ASCU contains hydrated arsenic pent oxide, copper sulphate or blue vitriol and sodium dichromate or potassium dichromate in it. After applying ASCU, the timber can be coated with paint, varnished etc.
Chemical Slats for Preservation of Timber
Chemical salts like copper sulphate, mercury chloride and zinc chloride are used as preservative which can be dissolved in water to get liquid solution. They are odorless and do not generate flames when contact with fire.
Oil Paints Preservatives for Timber
Oil paints are suitable for well-seasoned wood. They are generally applied in 2 or 3 coats. Oil paints prevents timber from moisture. If timber is not seasoned, then oil paints may lead to decay of timber by confining sap.
Solignum Paints for Preservation of Timber
Solignum paints are applied in hot condition using brush. They are well suitable for preserving timber from white ants. Solignum paints can be used by adding color pigments so, the timber has good appearance.
Creosote Oil for Preservation of Timber
Creosote oil is prepared by the distillation of tar. It is black or brown in color. It contains unpleasant smell. It is applied in a special manner.
Firstly, the timber is well seasoned and dried. Then, it is placed in airtight chamber and inside air is pumped out. Finally creosote oil is pumped into the chamber with high pressure about 0.7 to 1 N/mm2 at a temperature of 50oC.
After allowing it for 2 hours, the timber absorbs creosote oil sufficiently and taken out from the chamber.
Creosote oil is flammable so, it is not used for timber works in fireplaces. It is generally used for wood piles, poles, railway sleepers etc.
Methods of Timber Preservation
- Injecting under pressure
- Dipping and stepping
- Hot and cold open tank treatment
Brushing of Timber Preservatives
Brushings the simplest method of applying preservatives. For well-seasoned timber, oil type preservatives are applied with good quality brushes.
For better results, the applied preservative should in hot condition. Multiple coats should be applied and certain time interval should be maintained between successive coats.
Spraying of Timber Preservatives
Spraying is an effective technique than brushing. In this case, preservative solution is sprayed on to the surface using spray gun. It is time saving and quite effective.
Preservative Injecting Under Pressure
The preservative is injected into the timber under high pressure conditions. Generally, creosote oil is applied in this manner which is already discussed above. It is costly treatment process and required special treatment plant.
Dipping and Stepping Method of Timber Preservation
Dipping is another type of preserving in which, timber is dipped directly in the preservative solution. Hence, the solution penetrates the timber better than the case of brushing or spraying.
In Some case, the stepping or wetting of timber with preservative solution is allowed for few days or weeks which is also quite effective process.
Charring Method of Timber Preservation
Charring is nothing but burning of timber surface, which is quite an old method of preservation of timber.
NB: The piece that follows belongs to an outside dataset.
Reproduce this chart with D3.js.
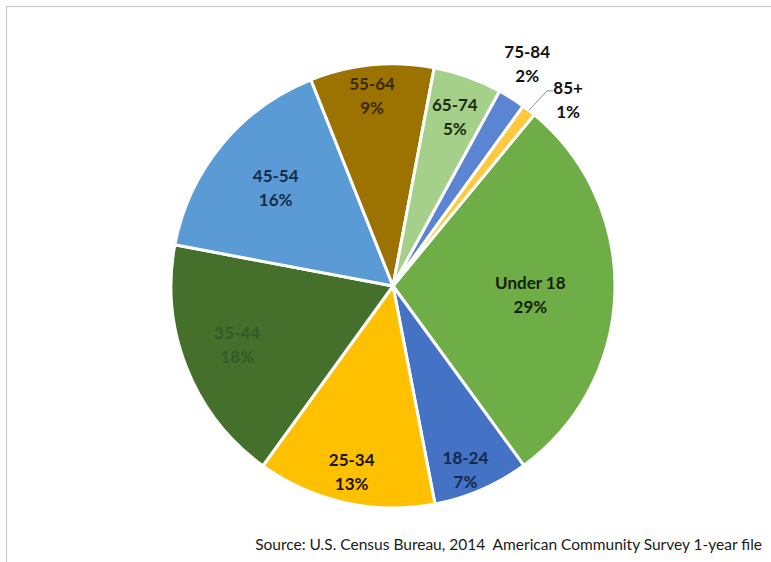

In this method, the timber surface is wetted for 30 minutes and burnt up to a depth of 15mm from top surface. The burnt surface protects the inner timber from white ants, fungi, etc.
This method is not suitable for exterior wood works so, it is applied for wood fencing poles, telephone pole bottoms etc.
Hot and Cold Open Tank Treatment of Timber
In this method, the timber is placed in an open tank which contains preservative solution. This solution is then heated for few hours at 85 to 95 degree Celsius. Then, the solution is allowed to cool and timber gets submerged with this gradual cooling. This type of treatment is generally done for sap wood.